Während die meisten indigenen Völker auf den Andamanen
die Katastrophe überlebt haben, werden auf den benachbarten
Nikobaren jedoch noch immer tausende Ureinwohner vermisst. Auch
neun Tage nach der Katastrophe warten viele Überlebende
bisher vergeblich auf internationale Hilfe. "Indiens Regierung
nimmt aus militärstrategischen Interessen den Tod von
Tausenden Menschen lieber in Kauf als internationalen Helfern
freien Zugang zu den Notleidenden zu gestatten", kritisierte
Delius.
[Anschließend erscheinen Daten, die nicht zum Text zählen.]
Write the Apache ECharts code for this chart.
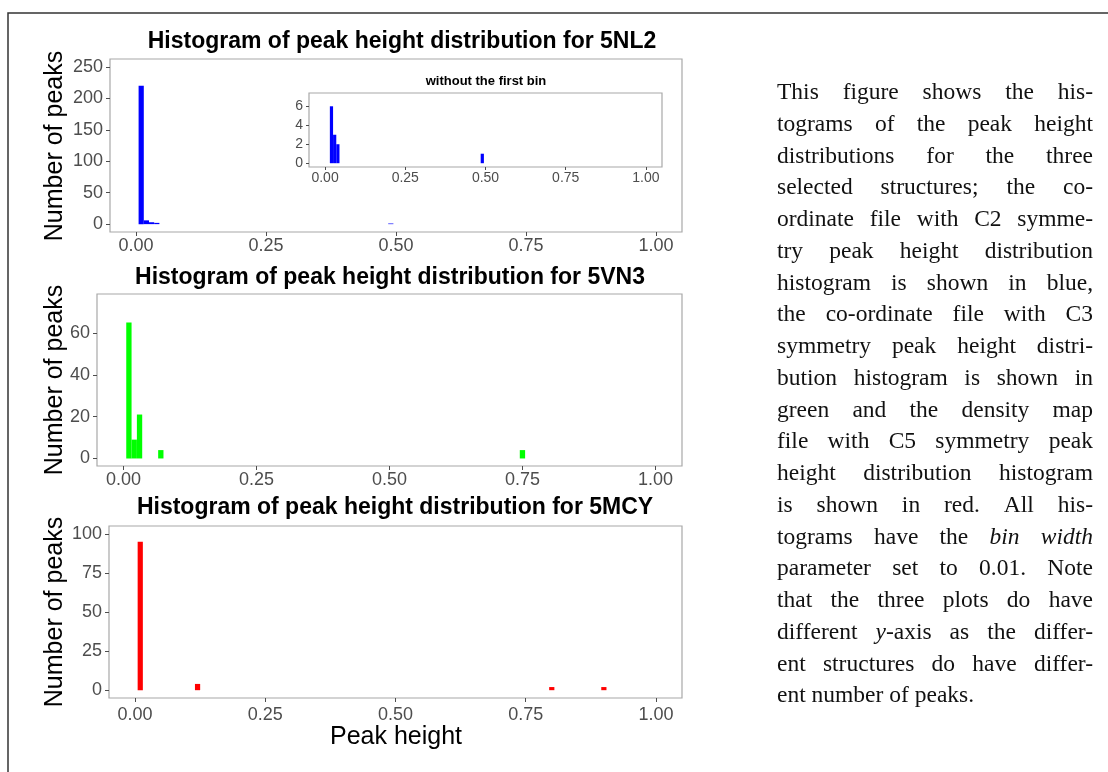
<!DOCTYPE html>
<html>
<head>
<meta charset="utf-8">
<script src="https://cdn.jsdelivr.net/npm/echarts@6/dist/echarts.min.js"></script>
<style>
  html, body { margin: 0; padding: 0; background: #ffffff; }
  #chart { width: 1108px; height: 772px; }
</style>
</head>
<body>
<div id="chart"></div>
<script>
// Histogram bins (centres, bin width 0.01) and peak counts per structure
const binWidth = 0.01;
const binsNL2 = [0.01, 0.02, 0.03, 0.04, 0.49];
const countsNL2 = [220, 6, 3, 2, 1];
const binsNL2NoFirst = [0.02, 0.03, 0.04, 0.49];
const countsNL2NoFirst = [6, 3, 2, 1];
const binsVN3 = [0.01, 0.02, 0.03, 0.07, 0.75];
const countsVN3 = [65, 9, 21, 4, 4];
const binsMCY = [0.01, 0.12, 0.80, 0.90];
const countsMCY = [95, 4, 2, 2];

// Tick values
const xTicks = [0, 0.25, 0.5, 0.75, 1];
const yTicksNL2 = [0, 50, 100, 150, 200, 250];
const yTicksNL2NoFirst = [0, 2, 4, 6];
const yTicksVN3 = [0, 20, 40, 60];
const yTicksMCY = [0, 25, 50, 75, 100];

// Titles
const titleNL2 = 'Histogram of peak height distribution for 5NL2';
const titleVN3 = 'Histogram of peak height distribution for 5VN3';
const titleMCY = 'Histogram of peak height distribution for 5MCY';
const titleInset = 'without the first bin';
const yTitle = 'Number of peaks';
const xTitle = 'Peak height';

// Caption text, one entry per typeset line; *...* marks italics
const captionLines = [
  'This figure shows the his-',
  'tograms of the peak height',
  'distributions for the three',
  'selected structures; the co-',
  'ordinate file with C2 symme-',
  'try peak height distribution',
  'histogram is shown in blue,',
  'the co-ordinate file with C3',
  'symmetry peak height distri-',
  'bution histogram is shown in',
  'green and the density map',
  'file with C5 symmetry peak',
  'height distribution histogram',
  'is shown in red.  All his-',
  'tograms have the *bin* *width*',
  'parameter set to 0.01. Note',
  'that the three plots do have',
  'different *y*-axis as the differ-',
  'ent structures do have differ-',
  'ent number of peaks.'
];

const SANS = '"Liberation Sans", Arial, sans-serif';
const SERIF = '"Liberation Serif", "Times New Roman", serif';
const TICK_GREY = '#4D4D4D';
const BORDER_GREY = '#A8A8A8';

const chart = echarts.init(document.getElementById('chart'), null, { renderer: 'canvas' });

const panels = [
  { left: 110, top: 59, width: 572, height: 173, ymin: -12.5, ymax: 262.5, yTicks: yTicksNL2, font: 18, xGap: 5, bins: binsNL2, counts: countsNL2, color: '#0000FF' },
  { left: 309, top: 93, width: 353, height: 74, ymin: -0.4, ymax: 7.4, yTicks: yTicksNL2NoFirst, font: 14, xGap: 4, bins: binsNL2NoFirst, counts: countsNL2NoFirst, color: '#0000FF', tick: 3 },
  { left: 97, top: 294, width: 585, height: 172, ymin: -3.6, ymax: 78.6, yTicks: yTicksVN3, font: 18, xGap: 5, bins: binsVN3, counts: countsVN3, color: '#00FF00' },
  { left: 109, top: 526, width: 573, height: 172, ymin: -5, ymax: 105, yTicks: yTicksMCY, font: 18, xGap: 8, bins: binsMCY, counts: countsMCY, color: '#FF0000' }
];

const grids = [], xAxes = [], yAxes = [], series = [];
panels.forEach((p, i) => {
  const tickLen = p.tick || 4;
  grids.push({
    left: p.left, top: p.top, width: p.width, height: p.height,
    show: true, borderColor: BORDER_GREY, borderWidth: 1.2, backgroundColor: '#ffffff',
    containLabel: false, z: i === 1 ? 5 : 0
  });
  xAxes.push({
    type: 'value', gridIndex: i, min: -0.05, max: 1.05,
    axisLine: { show: false, onZero: false }, splitLine: { show: false },
    axisTick: { show: true, customValues: xTicks, length: tickLen, lineStyle: { color: TICK_GREY, width: 1 } },
    axisLabel: { customValues: xTicks, formatter: v => v.toFixed(2), color: TICK_GREY, fontSize: p.font, fontFamily: SANS, margin: p.xGap },
    z: i === 1 ? 6 : 1
  });
  yAxes.push({
    type: 'value', gridIndex: i, min: p.ymin, max: p.ymax,
    axisLine: { show: false, onZero: false }, splitLine: { show: false },
    axisTick: { show: true, customValues: p.yTicks, length: tickLen, lineStyle: { color: TICK_GREY, width: 1 } },
    axisLabel: { customValues: p.yTicks, color: TICK_GREY, fontSize: p.font, fontFamily: SANS, margin: tickLen + 3 },
    z: i === 1 ? 6 : 1
  });
  series.push({
    type: 'custom', xAxisIndex: i, yAxisIndex: i,
    z: i === 1 ? 7 : 2,
    data: p.bins.map((b, k) => [b, p.counts[k]]),
    renderItem: (params, api) => {
      const x = api.value(0), y = api.value(1);
      const a = api.coord([x - binWidth / 2, 0]);
      const b = api.coord([x + binWidth / 2, y]);
      return {
        type: 'rect',
        shape: { x: a[0], y: b[1], width: b[0] - a[0], height: a[1] - b[1] },
        style: { fill: p.color }
      };
    }
  });
});

const graphics = [];
// page frame
graphics.push({ type: 'polyline', shape: { points: [[8, 772], [8, 13], [1108, 13]] }, style: { stroke: '#333333', lineWidth: 1.5, fill: null } });

// panel titles and axis titles
function centerText(text, x, y, font, color, rot) {
  return { type: 'text', x, y, rotation: rot || 0, z: 10,
    style: { text, font, fill: color || '#000000', align: 'center', verticalAlign: 'middle' } };
}
graphics.push(centerText(titleNL2, 402, 42, 'bold 23px ' + SANS));
graphics.push(centerText(titleVN3, 390, 278, 'bold 23px ' + SANS));
graphics.push(centerText(titleMCY, 395, 508, 'bold 23px ' + SANS));
graphics.push(centerText(titleInset, 486, 81, 'bold 13px ' + SANS));
graphics.push(centerText(yTitle, 55, 146, '25px ' + SANS, '#000000', Math.PI / 2));
graphics.push(centerText(yTitle, 55, 380, '25px ' + SANS, '#000000', Math.PI / 2));
graphics.push(centerText(yTitle, 55, 612, '25px ' + SANS, '#000000', Math.PI / 2));
graphics.push(centerText(xTitle, 396, 737, '25px ' + SANS));

// justified caption
const measureCtx = document.createElement('canvas').getContext('2d');
const capFont = '23.5px ' + SERIF;
const capItalic = 'italic 23.5px ' + SERIF;
const capLeft = 777, capRight = 1093, capTop = 93, capStep = 31.75;
function segmentsOf(word) {
  const segs = [];
  const re = /\*([^*]+)\*|[^*]+/g;
  let m;
  while ((m = re.exec(word)) !== null) {
    const italic = m[1] !== undefined;
    const text = italic ? m[1] : m[0];
    const font = italic ? capItalic : capFont;
    measureCtx.font = font;
    segs.push({ text, font, w: measureCtx.measureText(text).width });
  }
  return segs;
}
captionLines.forEach((line, li) => {
  const words = line.split(/\s+/).filter(s => s.length).map(w => {
    const segs = segmentsOf(w);
    return { segs, w: segs.reduce((s, g) => s + g.w, 0) };
  });
  const total = words.reduce((s, w) => s + w.w, 0);
  const last = li === captionLines.length - 1;
  measureCtx.font = capFont;
  const gap = last || words.length < 2 ? measureCtx.measureText(' ').width : (capRight - capLeft - total) / (words.length - 1);
  let x = capLeft;
  const y = capTop + li * capStep;
  words.forEach(w => {
    let sx = x;
    w.segs.forEach(g => {
      graphics.push({ type: 'text', x: sx, y, z: 10,
        style: { text: g.text, font: g.font, fill: '#111111', align: 'left', verticalAlign: 'middle' } });
      sx += g.w;
    });
    x += w.w + gap;
  });
});

chart.setOption({
  animation: false,
  backgroundColor: '#ffffff',
  grid: grids,
  xAxis: xAxes,
  yAxis: yAxes,
  series: series,
  graphic: { elements: graphics }
});
</script>
</body>
</html>
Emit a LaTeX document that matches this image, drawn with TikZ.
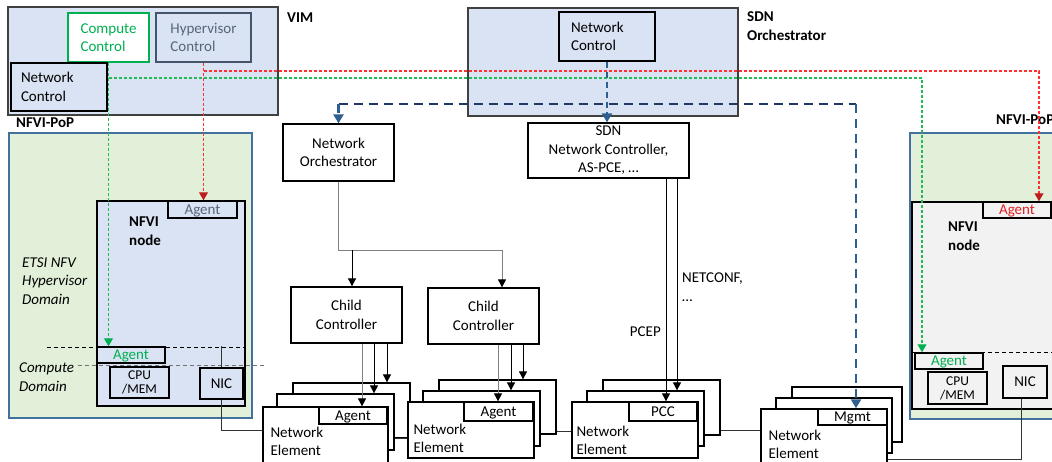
\documentclass[tikz,border=0pt]{standalone}
\usepackage{fontspec}
\setmainfont{Carlito}
\usetikzlibrary{arrows.meta, positioning, calc}

\newcommand{\figfont}{\fontsize{15}{18.5}\selectfont}
\newcommand{\hwfont}{\fontsize{13.5}{14}\selectfont}

\definecolor{boxblue}{HTML}{DAE3F3}
\definecolor{popgreen}{HTML}{E2F0D9}
\definecolor{popedge}{HTML}{41719C}
\definecolor{nodegray}{HTML}{F2F2F2}
\definecolor{okgreen}{HTML}{00B050}
\definecolor{dotgreen}{HTML}{22BB55}
\definecolor{hvgray}{HTML}{44546A}
\definecolor{hvtext}{HTML}{56657A}
\definecolor{dotred}{HTML}{FF3030}
\definecolor{agred}{HTML}{E02222}
\definecolor{busnavy}{HTML}{1F3864}
\definecolor{busblue}{HTML}{2E5F8F}
\definecolor{linegray}{HTML}{808080}

\tikzset{
  sz/.style 2 args={minimum width=#1, minimum height=#2},
  orchbox/.style={draw=black!75, line width=1.4pt, fill=boxblue, inner sep=0pt},
  popbox/.style={draw=popedge, line width=2pt, fill=popgreen, inner sep=0pt},
  hostbox/.style={draw, line width=1.3pt, inner sep=0pt},
  ctrl/.style={draw, line width=1.3pt, fill=white, inner sep=0pt, align=center},
  agentbox/.style={draw, line width=1.5pt, inner sep=0pt, text depth=0pt},
  hwbox/.style={draw, line width=1.4pt, inner sep=0pt, align=center},
  nebox/.style={draw, line width=1.3pt, fill=white, inner sep=0pt},
  netxt/.style={align=left, inner sep=0pt, anchor=west},
  tagtxt/.style={font=\figfont\bfseries, align=left, inner sep=0pt, anchor=west},
  domtxt/.style={font=\figfont\itshape, align=left, inner sep=0pt, anchor=west},
  wire/.style={draw=black!80, line width=0.8pt},
  bline/.style={draw=black, line width=0.9pt, -{Triangle[width=8pt,length=8pt]}},
  gline/.style={draw=linegray, line width=0.9pt, -{Triangle[width=8pt,length=8pt,color=black]}},
  sepline/.style={line width=0.8pt, dash pattern=on 4pt off 3pt},
  grdot/.style={draw=dotgreen, line width=1.1pt, dash pattern=on 3pt off 2pt, -{Triangle[width=9pt,length=8pt,color=okgreen]}},
  rddot/.style={draw=dotred, line width=1.1pt, dash pattern=on 3pt off 2pt, -{Triangle[width=9pt,length=8pt,color=agred!85!black]}},
  busline/.style={draw=busnavy, line width=2.4pt, dash pattern=on 9pt off 6pt},
  busdown/.style={draw=busblue, line width=2.4pt, dash pattern=on 9pt off 6pt, -{Triangle[width=10pt,length=9pt]}},
}

\begin{document}
\begin{tikzpicture}[x=1pt, y=-1pt, font=\figfont]
    \useasboundingbox (0,0) rectangle (1052,461);
    \clip (0,0) rectangle (1052,461);
    \fill[white] (0,0) rectangle (1052,461);

    % VIM
    \node[orchbox, sz={270pt}{108pt}] (vim) at (143,61) {};
    \node[tagtxt] (vimlbl) at (287,18) {VIM};
    \node[ctrl, align=left, draw=okgreen, text=okgreen, sz={81pt}{49pt}] (cmp) at (108.5,37.5) {Compute\\Control};
    \node[ctrl, align=left, draw=hvgray, fill=boxblue, text=hvtext, sz={95pt}{49pt}] (hyp) at (203.5,37.5) {Hypervisor\\Control};
    \node[ctrl, line width=1.6pt, fill=boxblue, align=left, inner xsep=10pt, text width=76pt, sz={96pt}{48pt}] (vimnc) at (59,87) {Network\\Control};

    % SDN orchestrator
    \node[orchbox, sz={270pt}{108pt}] (sdn) at (603,62) {};
    \node[tagtxt] (sdnlbl) at (747,26) {SDN\\Orchestrator};
    \node[ctrl, line width=1.5pt, fill=boxblue, align=left, inner xsep=12pt, text width=72pt, sz={96pt}{49pt}] (sdnnc) at (607,36.5) {Network\\Control};

    % NFVI-PoP links
    \node[popbox, sz={243pt}{285pt}] (popL) at (130.5,275.5) {};
    \node[tagtxt] (popLlbl) at (16,123) {NFVI-PoP};
    \node[hostbox, fill=boxblue, sz={148pt}{205pt}] (nodeL) at (171,303.5) {};
    \node[tagtxt] (nodeLlbl) at (129,231) {NFVI\\node};
    \node[domtxt] (hvdom) at (22,281) {ETSI NFV\\Hypervisor\\Domain};
    \node[domtxt] (cpdom) at (19,377) {Compute\\Domain};
    \node[agentbox, fill=boxblue, text=hvtext, sz={69pt}{17pt}] (agLt) at (202.5,209.5) {Agent};
    \draw[sepline] (47,347) -- (nodeL.east |- 0,347);
    \draw[sepline, draw=black!55] (78,365) -- (265,365);
    \node[agentbox, fill=boxblue, text=okgreen, sz={68pt}{16pt}] (agLg) at (131,355) {Agent};
    \node[hwbox, fill=boxblue, font=\hwfont, sz={59pt}{31pt}] (cpuL) at (139.5,382.5) {CPU\\/MEM};
    \node[hwbox, fill=boxblue, sz={43pt}{31pt}] (nicL) at (221.5,383.5) {NIC};

    % NFVI-PoP rechts
    \node[popbox, sz={160pt}{286pt}] (popR) at (990,276) {};
    \node[tagtxt] (popRlbl) at (996,120) {NFVI-PoP};
    \node[hostbox, fill=nodegray, sz={158pt}{207pt}] (nodeR) at (991,305.5) {};
    \node[tagtxt] (nodeRlbl) at (948,236) {NFVI\\node};
    \draw[sepline] (nodeR.west |- 0,352) -- (nodeR.east |- 0,352);
    \node[agentbox, fill=nodegray, text=agred, sz={68pt}{16pt}] (agRt) at (1017,210) {Agent};
    \node[agentbox, fill=nodegray, text=okgreen, sz={68pt}{16pt}] (agRg) at (949,361) {Agent};
    \node[hwbox, fill=nodegray, font=\hwfont, sz={59pt}{32pt}] (cpuR) at (957.5,388) {CPU\\/MEM};
    \node[hwbox, fill=nodegray, sz={44pt}{32pt}] (nicR) at (1025,382) {NIC};

    % controllers
    \node[ctrl, sz={161pt}{55pt}] (sdnctl) at (608.5,150.5) {SDN\\Network Controller,\\AS-PCE, …};
    \node[ctrl, sz={111pt}{57pt}] (netorch) at (338.5,152.5) {Network\\Orchestrator};
    \node[ctrl, sz={111pt}{56pt}] (child1) at (346.5,315) {Child\\Controller};
    \node[ctrl, sz={111pt}{56pt}] (child2) at (483.5,316) {Child\\Controller};

    % network elements
    \node[nebox, sz={117pt}{55pt}] (ne1c) at (351.5,410.5) {};
    \node[nebox, sz={117pt}{56pt}] (ne1b) at (335.5,422) {};
    \node[nebox, sz={125pt}{56pt}] (ne1a) at (325.5,435) {};
    \node[agentbox, fill=white, sz={68pt}{17pt}] (ag1) at (353,415.5) {Agent};
    \node[netxt] (ne1t) at ($(ne1a.north west)+(8,35)$) {Network\\Element};

    \node[nebox, sz={117pt}{54pt}] (ne2c) at (497.5,407) {};
    \node[nebox, sz={117pt}{55pt}] (ne2b) at (481.5,418.5) {};
    \node[nebox, sz={126pt}{56pt}] (ne2a) at (471,430) {};
    \node[agentbox, fill=white, sz={69pt}{19pt}] (ag2) at (498.5,411.5) {Agent};
    \node[netxt] (ne2t) at ($(ne2a.north west)+(6,37)$) {Network\\Element};

    \node[nebox, sz={117pt}{55pt}] (ne3c) at (661.5,407.5) {};
    \node[nebox, sz={117pt}{55pt}] (ne3b) at (645.5,418.5) {};
    \node[nebox, sz={126pt}{56pt}] (ne3a) at (635,430) {};
    \node[agentbox, fill=white, sz={68pt}{19pt}] (pcc) at (663,411.5) {PCC};
    \node[netxt] (ne3t) at ($(ne3a.north west)+(5,39)$) {Network\\Element};

    \node[nebox, sz={110pt}{55pt}] (ne4c) at (847,414.5) {};
    \node[nebox, sz={116pt}{55pt}] (ne4b) at (834,425.5) {};
    \node[nebox, sz={126pt}{56pt}] (ne4a) at (824,437) {};
    \node[agentbox, fill=white, sz={69pt}{16pt}] (mgmt) at (852.5,417) {Mgmt};
    \node[netxt] (ne4t) at ($(ne4a.north west)+(8,36)$) {Network\\Element};

    % data plane links
    \draw[wire] (nicL.north) -- (nicL.north |- agLg.north);
    \draw[wire] (nicL.south) |- (ne1a.west |- 0,430);
    \draw[wire] (ne1b.east |- 0,438) -- (ne2a.west |- 0,438);
    \draw[wire] (ne2c.east |- 0,431) -- (ne3a.west |- 0,431);
    \draw[wire] (ne3c.east |- 0,430) -- (ne4a.west |- 0,430);
    \draw[wire] (ne4a.east |- 0,459) -| ([xshift=-4pt]nicR.south);

    % orchestrator tree
    \coordinate (split) at (netorch.south |- 0,250);
    \coordinate (c1in) at ([xshift=5.5pt]child1.north);
    \draw[gline] (netorch.south) -- (split) -| ([xshift=18.5pt]child2.north);
    \draw[bline] (split -| c1in) -- (c1in);

    % child controllers to elements
    \draw[gline] ([xshift=15.5pt]child1.south) -- ([xshift=15.5pt]child1.south |- ne1a.north);
    \draw[bline] ([xshift=27.5pt]child1.south) -- ([xshift=27.5pt]child1.south |- ne1b.north);
    \draw[bline] ([xshift=40.5pt]child1.south) -- ([xshift=40.5pt]child1.south |- ne1c.north);
    \draw[gline] ([xshift=14.5pt]child2.south) -- ([xshift=14.5pt]child2.south |- ne2a.north);
    \draw[bline] ([xshift=27.5pt]child2.south) -- ([xshift=27.5pt]child2.south |- ne2b.north);
    \draw[bline] ([xshift=39.5pt]child2.south) -- ([xshift=39.5pt]child2.south |- ne2c.north);

    % PCEP / NETCONF
    \draw[bline] ([xshift=57.5pt]sdnctl.south) -- ([xshift=57.5pt]sdnctl.south |- ne3a.north);
    \draw[bline] ([xshift=68.5pt]sdnctl.south) -- ([xshift=68.5pt]sdnctl.south |- ne3b.north);
    \node[inner sep=0pt, anchor=east] (pcep) at (661,332) {PCEP};
    \node[netxt] (netconf) at (682,287) {NETCONF,\\…};

    % VIM control (gepunktet)
    \draw[grdot] (cmp.south) -- (cmp.south |- agLg.north);
    \draw[grdot] (cmp.south |- 0,78) -| ([xshift=-27pt]agRg.north);
    \draw[rddot] (hyp.south) -- (hyp.south |- agLt.north);
    \draw[rddot] (hyp.south |- 0,71) -| ([xshift=22pt]agRt.north);

    % SDN orchestration
    \draw[busdown, line width=2pt, dash pattern=on 6pt off 4pt] (sdnnc.south) -- (sdnnc.south |- sdnctl.north);
    \coordinate (busL) at (netorch.north |- 0,104);
    \coordinate (busR) at (856,104);
    \draw[busline] (busL) -- (busR);
    \draw[busdown] (busL) -- (netorch.north);
    \draw[busdown] (busR) -- (busR |- mgmt.north);
\end{tikzpicture}
\end{document}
Noch immer dürfen ausländische Helfer die
Hauptstadt Port Blair nicht verlassen, weil die indischen
Behörden Ausländern keinen Einblick in ihre von der
Flutwelle zerstörte Militärbasis auf der Insel Car
Nicobar geben wollten. Der Stützpunkt diente der
Überwachung der strategisch bedeutsamen Seestrasse von
Malacca. Rund 20.000 der 25.000 auf den Nikobaren lebenden
Ureinwohner siedelten auf der nun zerstörten Insel Car
Nicobar. Von weiteren Inseln, auf denen Ureinwohner in den
Nikobaren lebten, fehlt noch jede Nachricht.
"Im Gegensatz zu den Nord-Sentinelesen, die einen zu Hilfe
eilenden Armee-Hubschrauber am Sonntag mit Pfeilen angegriffen
haben, haben sich die meisten Ureinwohner nicht so von der
"modernen Welt" zurückgezogen", sagte Delius. "Sie warten
dringend auf internationale Hilfe." Den überlebenden
Sentinelesen drohe nun die Katastrophe, da die Flutwelle die
Korallenriffe mit Schutt und Sand bedeckt hat und die Ureinwohner
nun keine Nahrung mehr im Meer finden.